**SET EXERCISE**
Every line of the material is to be repeated exactly as it stands.

**DATA SHOWN**

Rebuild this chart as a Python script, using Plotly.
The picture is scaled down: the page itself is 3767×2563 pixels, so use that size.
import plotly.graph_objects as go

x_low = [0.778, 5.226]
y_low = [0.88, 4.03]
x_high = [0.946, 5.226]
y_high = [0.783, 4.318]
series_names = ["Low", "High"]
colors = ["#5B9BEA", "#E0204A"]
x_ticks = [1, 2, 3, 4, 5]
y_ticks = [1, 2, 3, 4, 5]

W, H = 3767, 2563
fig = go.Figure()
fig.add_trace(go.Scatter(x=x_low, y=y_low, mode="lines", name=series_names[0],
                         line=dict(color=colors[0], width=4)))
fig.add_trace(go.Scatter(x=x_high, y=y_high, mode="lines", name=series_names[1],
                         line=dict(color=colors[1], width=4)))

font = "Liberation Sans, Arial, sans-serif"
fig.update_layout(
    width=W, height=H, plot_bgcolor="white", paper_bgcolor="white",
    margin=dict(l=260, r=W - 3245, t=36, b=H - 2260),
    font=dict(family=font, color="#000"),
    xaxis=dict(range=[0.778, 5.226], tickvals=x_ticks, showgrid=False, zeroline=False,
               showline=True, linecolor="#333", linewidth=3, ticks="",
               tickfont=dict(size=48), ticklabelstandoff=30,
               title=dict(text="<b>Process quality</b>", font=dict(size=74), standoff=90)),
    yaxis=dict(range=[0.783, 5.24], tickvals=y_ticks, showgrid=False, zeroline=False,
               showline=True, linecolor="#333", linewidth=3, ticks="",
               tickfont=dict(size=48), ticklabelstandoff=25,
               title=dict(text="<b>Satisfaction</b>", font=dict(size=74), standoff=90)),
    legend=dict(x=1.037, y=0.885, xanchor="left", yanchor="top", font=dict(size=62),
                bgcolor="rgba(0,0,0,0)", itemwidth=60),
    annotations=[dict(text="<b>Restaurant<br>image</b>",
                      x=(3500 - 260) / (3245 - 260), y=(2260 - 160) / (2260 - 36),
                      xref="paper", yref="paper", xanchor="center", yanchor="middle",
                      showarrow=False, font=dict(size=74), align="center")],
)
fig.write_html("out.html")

**PROBLEM SOLUTION**
Rebuild this chart as a Python script, using Plotly.
The picture is scaled down: the page itself is 3767×2563 pixels, so use that size.
import plotly.graph_objects as go

x_low = [0.778, 5.226]
y_low = [0.88, 4.03]
x_high = [0.946, 5.226]
y_high = [0.783, 4.318]
series_names = ["Low", "High"]
colors = ["#5B9BEA", "#E0204A"]
x_ticks = [1, 2, 3, 4, 5]
y_ticks = [1, 2, 3, 4, 5]

W, H = 3767, 2563
fig = go.Figure()
fig.add_trace(go.Scatter(x=x_low, y=y_low, mode="lines", name=series_names[0],
                         line=dict(color=colors[0], width=4)))
fig.add_trace(go.Scatter(x=x_high, y=y_high, mode="lines", name=series_names[1],
                         line=dict(color=colors[1], width=4)))

font = "Liberation Sans, Arial, sans-serif"
fig.update_layout(
    width=W, height=H, plot_bgcolor="white", paper_bgcolor="white",
    margin=dict(l=260, r=W - 3245, t=36, b=H - 2260),
    font=dict(family=font, color="#000"),
    xaxis=dict(range=[0.778, 5.226], tickvals=x_ticks, showgrid=False, zeroline=False,
               showline=True, linecolor="#333", linewidth=3, ticks="",
               tickfont=dict(size=48), ticklabelstandoff=30,
               title=dict(text="<b>Process quality</b>", font=dict(size=74), standoff=90)),
    yaxis=dict(range=[0.783, 5.24], tickvals=y_ticks, showgrid=False, zeroline=False,
               showline=True, linecolor="#333", linewidth=3, ticks="",
               tickfont=dict(size=48), ticklabelstandoff=25,
               title=dict(text="<b>Satisfaction</b>", font=dict(size=74), standoff=90)),
    legend=dict(x=1.037, y=0.885, xanchor="left", yanchor="top", font=dict(size=62),
                bgcolor="rgba(0,0,0,0)", itemwidth=60),
    annotations=[dict(text="<b>Restaurant<br>image</b>",
                      x=(3500 - 260) / (3245 - 260), y=(2260 - 160) / (2260 - 36),
                      xref="paper", yref="paper", xanchor="center", yanchor="middle",
                      showarrow=False, font=dict(size=74), align="center")],
)
fig.write_html("out.html")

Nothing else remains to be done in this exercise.